その根の確かさを知っているほど、上に向かう枝は力を得る。
その根がゆたかに届けてくれるから、花も果実も美しく咲き、結ぶ。
根を辿ること、根に出会うことはただのノスタルジーじゃない。
根は知っている。その枝がどのくらい、どの方向に、どんなふうに伸びていくか。
個々の植物はその性質が違って、それぞれに備わった自然な在り方がある。
Door to Asia 2022 の全編終了から1年後に実施した振り返りの対話のなかで、カンボジアから参加したクリエイティブたちから出たコメントがそれを物語っている。
“競争する、という方法じゃなくて、共創する、Co-creativeな制作の在り方をはじめて体験した。DTAを経験してから他の仕事でもその”DTA method“がすごく活きている。そのおかげでDTAのフレームじゃなくても、一緒に仕事する人たちといい関係を築けている気がする。“
“たった1週間しかいなかったのに、帰りたい場所になっていることに、自分でもびっくりしています。最初にプログラムの場所を聞いた時、正直に「なんで、コンポントム?」って思ったんです。何があるの?と。でも行ってみたら、ものすごくゆたかな世界がそこにあった。今まで知らなかった領域の広がりです。そして、コンポントムで出会ってこのゆたかさは、コンポントムだけではないと思う。きっと私たちの国のいろんなところに、いろんな違う形であると思う。Door to Asiaは外への扉でもあるけど、自分たちの国、地域へのDoorを開けてくれた。“
“今まで参加してきたプログラムとか研修は、基本的にゴールが数値で決まっていた。これを○人くらいの人たちに届ける、とかプログラムとして達成していく道筋と天井の目標が決められている。でもDTAは、すごく違った。1週間後にどんなことが起こっているイメージ?と確認したときに、それがあまりに自由で。本当に、青い空だけが広がっているような感覚だった。でも、実際に参加して振り返ると、そこに土が耕されていて、何かが生まれそうな組み合わせで選ばれた参加者が種のようにその土に入っていく。だから、何も生まれないわけがないし、逆に形が決められていないからこそ、いろんな形のアウトプットがそこでお互いを感じながら成長していく様子が、まるで植物のようだった。だから、すごく森みたいなプロジェクトだと思う。“
そして、今回撮影チームとして参加してくれた20歳のコンポントム出身の青年が言った一言も、プログラムの根の部分を象徴していた。

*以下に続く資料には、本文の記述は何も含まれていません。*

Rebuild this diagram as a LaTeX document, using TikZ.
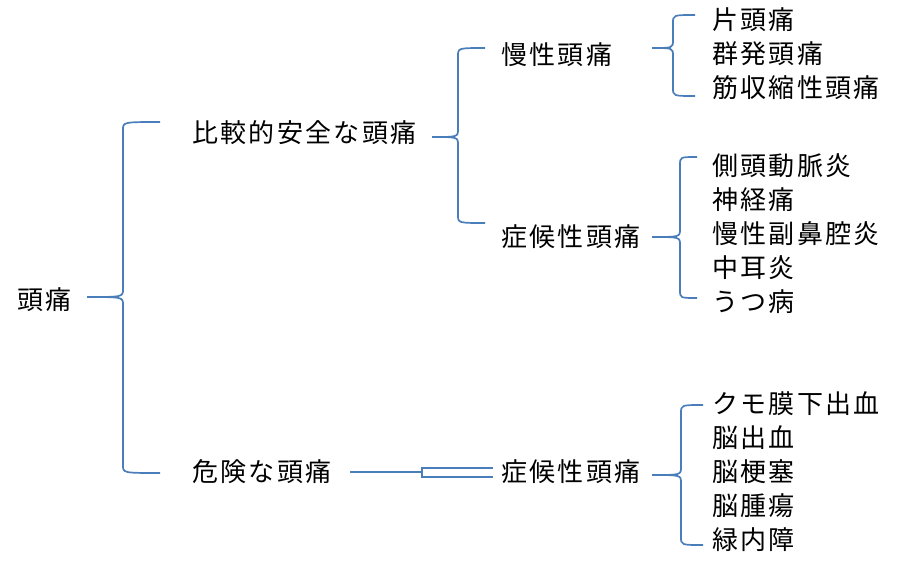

“今まで、コンポントムには何にもないと思っていた。だから、出身地を聞かれても答えたくなかったんです。でも、今回DTAを通して見せてもらった故郷には本当に、いろんなものがあった。すごく素敵な人たちがいた。これからはちゃんと言いたい。コンポントムの出身です、と。“
ここまで1万2000字も読んでいただき、ありがとうございます。
そして、コロナ期という不確かななかでもこれを一緒に実現してくれた仲間たち、納得できる形を追求してください、と見守っていただいたTOYOTA財団さんに、改めて感謝を。